Like the other directors involved with “Masters of Horror,” who include Hooper, John Landis and John Carpenter, Dante was afforded total creative freedom by the show’s producers. The irony is not lost on Dante that his last movie, “Looney Tunes: Back in Action,” which cost $100 million to make, was butchered by constant meddling, but when he made a $1.8-million TV horror movie -- even one with a prickly antiwar message -- he was left to work without interference.

While its critics will no doubt dismiss the film as a product of Hollywood anti-Bush bias, Dante begs to differ. “I know from experience -- Hollywood is a bastion of making money, not liberalism. When the first movie to show the anger people have about the war is a grade Z zombie movie, that tells you all you need to know about how afraid of ruffling anyone’s feathers people in the movie business are today.”

For me, this little film proves that the politics of Hollywood is far more complicated than its critics are willing to admit. Conservatives always point out that no one in Hollywood would release Mel Gibson’s “The Passion of the Christ,” which went on to be a huge hit. But the first studio to pass was Rupert Murdoch’s 20th Century Fox, where Gibson had his deal. It’s hard to make the case that studios are hotbeds of left-wing activism when they’ve been so conspicuously silent on a huge issue like the war in Iraq, aside from documentaries and the FX series “Over There.” The two films in theaters now that deal directly with today’s political issues, “Syriana” and “Paradise Now,” were made only after the filmmakers found independent financing.
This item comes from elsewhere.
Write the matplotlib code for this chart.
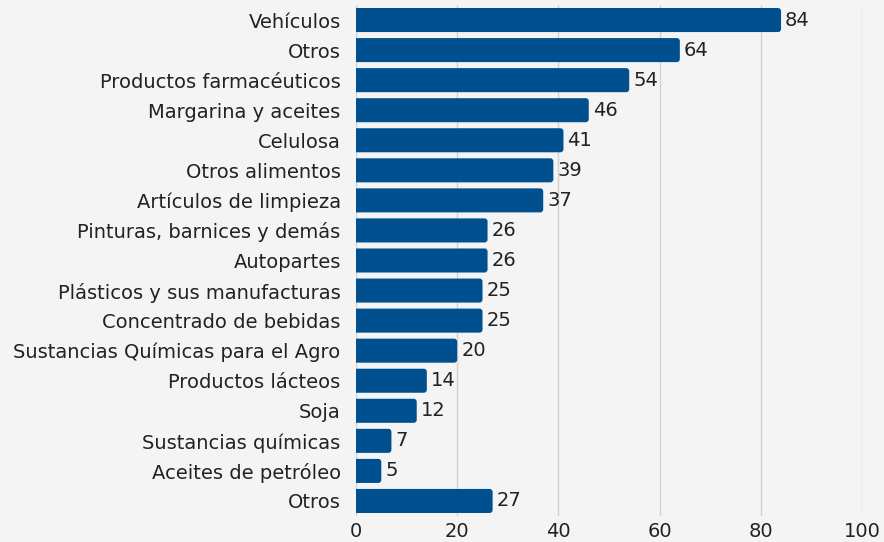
import matplotlib
matplotlib.use("Agg")
import matplotlib.pyplot as plt
from matplotlib.patches import FancyBboxPatch

categories = [
    "Vehículos", "Otros", "Productos farmacéuticos", "Margarina y aceites",
    "Celulosa", "Otros alimentos", "Artículos de limpieza",
    "Pinturas, barnices y demás", "Autopartes", "Plásticos y sus manufacturas",
    "Concentrado de bebidas", "Sustancias Químicas para el Agro",
    "Productos lácteos", "Soja", "Sustancias químicas", "Aceites de petróleo",
    "Otros",
]
values = [84, 64, 54, 46, 41, 39, 37, 26, 26, 25, 25, 20, 14, 12, 7, 5, 27]
x_ticks = [0, 20, 40, 60, 80, 100]

BG = "#f4f4f4"
BAR = "#00508f"
TEXT = "#222222"
FS = 14

plt.rcParams["font.family"] = ["DejaVu Sans"]

fig = plt.figure(figsize=(8.84, 5.42), dpi=100, facecolor=BG)
ax = fig.add_axes([356 / 884, 26 / 542, 506 / 884, 511 / 542])
ax.set_facecolor(BG)

n = len(categories)
ax.set_xlim(0, 100)
ax.set_ylim(n - 0.5, -0.5)

bar_h = 0.8
for i, v in enumerate(values):
    patch = FancyBboxPatch(
        (-2, i - bar_h / 2), v + 2, bar_h,
        boxstyle="round,pad=0,rounding_size=0.6",
        mutation_aspect=0.17,
        facecolor=BAR, edgecolor="none", zorder=3,
    )
    ax.add_patch(patch)
    ax.text(v + 0.8, i, f"{v}", va="center", ha="left",
            fontsize=FS, color=TEXT, zorder=4)

ax.set_yticks(range(n))
ax.set_yticklabels(categories, fontsize=FS, color=TEXT)
ax.set_xticks(x_ticks)
ax.set_xticklabels([str(t) for t in x_ticks], fontsize=FS, color=TEXT)
ax.tick_params(axis="both", length=0)
ax.tick_params(axis="y", pad=11)
ax.tick_params(axis="x", pad=4)

for t in x_ticks:
    ax.axvline(t, color="#d2d2d2", lw=1, zorder=1)

for s in ax.spines.values():
    s.set_visible(False)

fig.savefig("out.png", dpi=100, facecolor=BG)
Whether you see “Homecoming” as an irritant or an inspiration, it packs a punch. At a time when the Pentagon has banned photographs of dead soldiers’ coffins, it’s quite a jolt to finally see the haunting scene in a horror film, with this war’s scarred warriors stumbling out of their flag-draped resting places. It makes you think that whoever coined the phrase “horror movie” knew what he was talking about.